Begin Given data

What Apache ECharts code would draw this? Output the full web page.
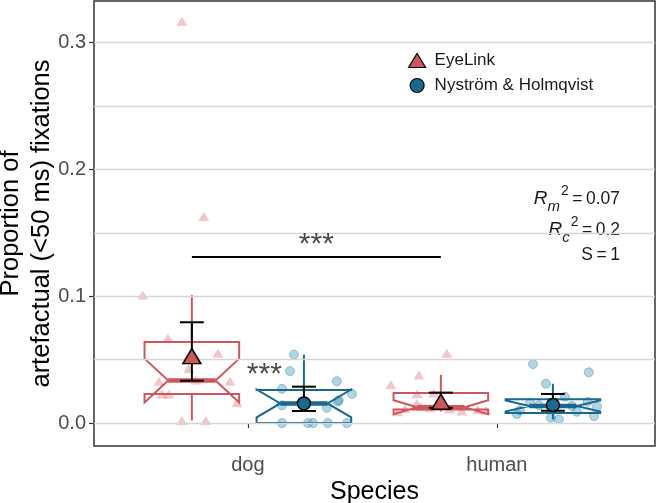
<!DOCTYPE html>
<html><head><meta charset="utf-8">
<script src="https://cdn.jsdelivr.net/npm/echarts@6/dist/echarts.min.js"></script>
<style>html,body{margin:0;padding:0;background:#fff}#c{width:656px;height:503px}</style>
</head><body><div id="c"></div>
<script>
// ---------- data ----------
const categories = ['dog', 'human'];
const methods = ['EyeLink', 'Nyström & Holmqvist'];
const yTicks = [0, 0.1, 0.2, 0.3];
const gridValues = [0, 0.05, 0.1, 0.15, 0.2, 0.25, 0.3];

// raw per-participant proportions (x = jittered category position)
const dogEyeLinkX = [0.735, 0.823, 0.578, 0.679, 0.880, 0.763, 0.791, 0.643, 0.928, 0.655, 0.683, 0.956, 0.735, 0.831];
const dogEyeLinkY = [0.317, 0.163, 0.101, 0.067, 0.055, 0.043, 0.034, 0.033, 0.033, 0.023, 0.023, 0.016, 0.002, 0.002];
const dogNHX = [1.185, 1.169, 1.357, 1.137, 1.418, 1.365, 1.361, 1.137, 1.317, 1.137, 1.241, 1.261, 1.321, 1.398];
const dogNHY = [0.054, 0.041, 0.033, 0.027, 0.023, 0.018, 0.017, 0.014, 0.012, 0.0, 0.0, 0.0, 0.0, 0.0];
const humanEyeLinkX = [1.799, 1.687, 1.574, 1.747, 1.679, 1.679, 1.695, 1.731, 1.631, 1.811, 1.924, 1.956, 1.859, 1.602];
const humanEyeLinkY = [0.055, 0.038, 0.0305, 0.0238, 0.0232, 0.0155, 0.013, 0.012, 0.0115, 0.011, 0.0105, 0.010, 0.0095, 0.009];
const humanNHX = [2.145, 2.369, 2.197, 2.273, 2.365, 2.133, 2.402, 2.321, 2.080, 2.390, 2.217, 2.249, 2.169, 2.092, 2.301];
const humanNHY = [0.0465, 0.040, 0.031, 0.0207, 0.0168, 0.016, 0.0129, 0.0089, 0.0071, 0.0055, 0.0042, 0.0029, 0.014, 0.010, 0.0135];

// model estimates with confidence intervals (dog, human)
const estEyeLink = [0.0528, 0.0168];
const loEyeLink = [0.0334, 0.0120];
const hiEyeLink = [0.0795, 0.0240];
const estNH = [0.0155, 0.0142];
const loNH = [0.0095, 0.0097];
const hiNH = [0.0287, 0.0229];

// significance annotations
const sigBracketY = 0.131;
const sigLabel = '***';
const sigWithinDog = [1.066, 0.029];

// model fit text
const statLines = [['m', '0.07'], ['c', '0.2']];
const sValue = '1';

// ---------- styling ----------
const RED = '#d1565b';
const BLUE = '#17698e';
const DODGE = 0.225;
const BOX_HALF = 0.19;
const FONT = '"Liberation Sans", Arial, sans-serif';

function quantile(arr, p) {
  const s = arr.slice().sort((a, b) => a - b);
  const h = (s.length - 1) * p;
  const lo = Math.floor(h), hi = Math.ceil(h);
  return s[lo] + (s[hi] - s[lo]) * (h - lo);
}
function boxStats(vals, xc) {
  const q1 = quantile(vals, 0.25), med = quantile(vals, 0.5), q3 = quantile(vals, 0.75);
  const iqr = q3 - q1;
  const inside = vals.filter(v => v >= q1 - 1.5 * iqr && v <= q3 + 1.5 * iqr);
  const lw = Math.min(...inside), hw = Math.max(...inside);
  const nd = 1.58 * iqr / Math.sqrt(vals.length);
  return [xc, lw, q1, med, q3, hw, med - nd, med + nd];
}
const pair = (xs, ys) => xs.map((x, i) => [x, ys[i]]);

const boxEL = [boxStats(dogEyeLinkY, 1 - DODGE), boxStats(humanEyeLinkY, 2 - DODGE)];
const boxNH = [boxStats(dogNHY, 1 + DODGE), boxStats(humanNHY, 2 + DODGE)];

function boxRenderer(color) {
  return function (params, api) {
    const x = api.value(0);
    const lw = api.value(1), q1 = api.value(2), med = api.value(3), q3 = api.value(4), hw = api.value(5);
    const nlo = api.value(6), nhi = api.value(7);
    const Y = v => api.coord([x, v])[1];
    const cx = api.coord([x, med])[0];
    const half = api.size([BOX_HALF, 0])[0];
    const ind = half * 0.5;
    const xl = cx - half, xr = cx + half;
    const pts = [[xl, Y(q3)], [xl, Y(nhi)], [xl + ind, Y(med)], [xl, Y(nlo)], [xl, Y(q1)],
                 [xr, Y(q1)], [xr, Y(nlo)], [xr - ind, Y(med)], [xr, Y(nhi)], [xr, Y(q3)]];
    const ls = { stroke: color, lineWidth: 2 };
    return { type: 'group', children: [
      { type: 'line', shape: { x1: cx, y1: Y(q3), x2: cx, y2: Y(hw) }, style: ls },
      { type: 'line', shape: { x1: cx, y1: Y(q1), x2: cx, y2: Y(lw) }, style: ls },
      { type: 'polygon', shape: { points: pts }, style: { fill: 'none', stroke: color, lineWidth: 2, lineJoin: 'miter' } },
      { type: 'line', shape: { x1: xl + ind, y1: Y(med), x2: xr - ind, y2: Y(med) }, style: { stroke: color, lineWidth: 4.5 } }
    ]};
  };
}
function errRenderer(params, api) {
  const x = api.value(0);
  const pLo = api.coord([x, api.value(2)]);
  const pHi = api.coord([x, api.value(3)]);
  const cap = api.size([0.048, 0])[0];
  const st = { stroke: '#000', lineWidth: 2 };
  return { type: 'group', children: [
    { type: 'line', shape: { x1: pLo[0], y1: pLo[1], x2: pHi[0], y2: pHi[1] }, style: st },
    { type: 'line', shape: { x1: pLo[0] - cap, y1: pLo[1], x2: pLo[0] + cap, y2: pLo[1] }, style: st },
    { type: 'line', shape: { x1: pHi[0] - cap, y1: pHi[1], x2: pHi[0] + cap, y2: pHi[1] }, style: st }
  ]};
}
const errData = (est, lo, hi, off) => est.map((e, i) => [i + 1 + off, e, lo[i], hi[i]]);

const chart = echarts.init(document.getElementById('c'), null, { renderer: 'canvas' });

const statGraphics = [];
statLines.forEach((s, i) => {
  statGraphics.push({
    type: 'text', x: 620, y: 199 + i * 31,
    style: {
      text: '{i|R}{sub|' + s[0] + '}{sup|2}{n|\u2009=\u20090' + s[1].slice(1) + '}',
      align: 'right', verticalAlign: 'middle', fill: '#1a1a1a',
      rich: {
        i: { fontFamily: FONT, fontStyle: 'italic', fontSize: 19, lineHeight: 30, fill: '#1a1a1a' },
        sub: { fontFamily: FONT, fontStyle: 'italic', fontSize: 15, lineHeight: 14, verticalAlign: 'bottom', fill: '#1a1a1a' },
        sup: { fontFamily: FONT, fontSize: 14, lineHeight: 14, verticalAlign: 'top', fill: '#1a1a1a', padding: [0, 0, 0, 1] },
        n: { fontFamily: FONT, fontSize: 17.5, lineHeight: 30, fill: '#1a1a1a' }
      }
    }
  });
});
statGraphics.push({
  type: 'text', x: 620, y: 255,
  style: { text: 'S\u2009=\u2009' + sValue, align: 'right', verticalAlign: 'middle', fill: '#1a1a1a', font: '17.5px ' + FONT }
});

const option = {
  backgroundColor: '#fff',
  animation: false,
  textStyle: { fontFamily: FONT },
  grid: { left: 94, right: 1, top: 1, bottom: 57, show: true, borderColor: '#333', borderWidth: 1.5, containLabel: false, outerBoundsMode: 'none' },
  legend: {
    orient: 'vertical', left: 403, top: 47, itemWidth: 17, itemHeight: 14, itemGap: 8,
    textStyle: { fontSize: 17, color: '#1a1a1a', fontFamily: FONT, padding: [0, 0, 0, 4] },
    data: [
      { name: methods[0], icon: 'triangle', itemStyle: { color: RED, borderColor: '#000', borderWidth: 1.2 } },
      { name: methods[1], icon: 'circle', itemStyle: { color: BLUE, borderColor: '#000', borderWidth: 1.2 } }
    ]
  },
  xAxis: {
    type: 'value', min: 0.382, max: 2.635,
    name: 'Species', nameLocation: 'middle', nameGap: 30,
    nameTextStyle: { fontSize: 25, color: '#000', fontFamily: FONT },
    axisLine: { show: false },
    splitLine: { show: false },
    axisTick: { show: true, length: 5, lineStyle: { color: '#333', width: 1.2 }, customValues: [1, 2] },
    axisLabel: { customValues: [1, 2], fontSize: 20, color: '#4d4d4d', margin: 9, fontFamily: FONT,
      formatter: v => categories[Math.round(v) - 1] || '' }
  },
  yAxis: {
    type: 'value', min: -0.0181, max: 0.3329,
    name: 'Proportion of\nartefactual (<50 ms) fixations', nameLocation: 'middle', nameGap: 37,
    nameMoveOverlap: false,
    nameTextStyle: { fontSize: 25.5, color: '#000', fontFamily: FONT, lineHeight: 31 },
    axisLine: { show: false },
    splitLine: { show: false },
    axisTick: { show: true, length: 5, lineStyle: { color: '#333', width: 1.2 }, customValues: yTicks },
    axisLabel: { customValues: yTicks, fontSize: 20, color: '#4d4d4d', margin: 8, fontFamily: FONT,
      formatter: v => v.toFixed(1) }
  },
  graphic: statGraphics,
  series: [
    { type: 'scatter', name: 'grid', data: [], silent: true, z: 0,
      markLine: { silent: true, symbol: 'none', animation: false, label: { show: false },
        lineStyle: { color: '#d6d6d6', width: 1.3, type: 'solid' },
        data: gridValues.map(v => ({ yAxis: v })) } },
    { type: 'scatter', name: 'EyeLink points', data: pair(dogEyeLinkX, dogEyeLinkY).concat(pair(humanEyeLinkX, humanEyeLinkY)),
      symbol: 'triangle', symbolSize: [11, 9], itemStyle: { color: 'rgba(214,90,98,0.42)' }, z: 2 },
    { type: 'scatter', name: 'NH points', data: pair(dogNHX, dogNHY).concat(pair(humanNHX, humanNHY)),
      symbol: 'circle', symbolSize: 9, itemStyle: { color: 'rgba(60,150,185,0.5)', borderColor: 'rgba(30,110,145,0.45)', borderWidth: 1 }, z: 2 },
    { type: 'custom', name: 'EyeLink box', data: boxEL, renderItem: boxRenderer(RED), z: 3, silent: true,
      encode: { x: 0, y: [1, 5] } },
    { type: 'custom', name: 'NH box', data: boxNH, renderItem: boxRenderer(BLUE), z: 3, silent: true,
      encode: { x: 0, y: [1, 5] } },
    { type: 'custom', name: 'err EL', data: errData(estEyeLink, loEyeLink, hiEyeLink, -DODGE), renderItem: errRenderer, z: 4, silent: true,
      encode: { x: 0, y: [2, 3] } },
    { type: 'custom', name: 'err NH', data: errData(estNH, loNH, hiNH, DODGE), renderItem: errRenderer, z: 4, silent: true,
      encode: { x: 0, y: [2, 3] } },
    { type: 'scatter', name: methods[0], data: estEyeLink.map((e, i) => [i + 1 - DODGE, e]),
      symbol: 'triangle', symbolSize: [18, 15], itemStyle: { color: RED, borderColor: '#000', borderWidth: 1.5, opacity: 1 }, z: 5 },
    { type: 'scatter', name: methods[1], data: estNH.map((e, i) => [i + 1 + DODGE, e]),
      symbol: 'circle', symbolSize: 13, itemStyle: { color: BLUE, borderColor: '#000', borderWidth: 1.5, opacity: 1 }, z: 5 },
    { type: 'line', name: 'sig', data: [[1 - DODGE, sigBracketY], [2 - DODGE, sigBracketY]], symbol: 'none',
      lineStyle: { color: '#000', width: 2 }, z: 5, silent: true },
    { type: 'scatter', name: 'sig labels', symbolSize: 0, silent: true, z: 6,
      data: [[1.5 - DODGE, sigBracketY], sigWithinDog],
      label: { show: true, formatter: sigLabel, position: 'top', distance: -3, fontSize: 30, color: '#1a1a1a', fontFamily: FONT } }
  ]
};
chart.setOption(option);
</script></body></html>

End Given data

Repeat the listing above from its first line through the line that contains "const gridValues = [0, 0.05, 0.1, 0.15, 0.2, 0.25, 0.3];", both included, and nothing more. Drop the pictures.

What Apache ECharts code would draw this? Output the full web page.
<!DOCTYPE html>
<html><head><meta charset="utf-8">
<script src="https://cdn.jsdelivr.net/npm/echarts@6/dist/echarts.min.js"></script>
<style>html,body{margin:0;padding:0;background:#fff}#c{width:656px;height:503px}</style>
</head><body><div id="c"></div>
<script>
// ---------- data ----------
const categories = ['dog', 'human'];
const methods = ['EyeLink', 'Nyström & Holmqvist'];
const yTicks = [0, 0.1, 0.2, 0.3];
const gridValues = [0, 0.05, 0.1, 0.15, 0.2, 0.25, 0.3];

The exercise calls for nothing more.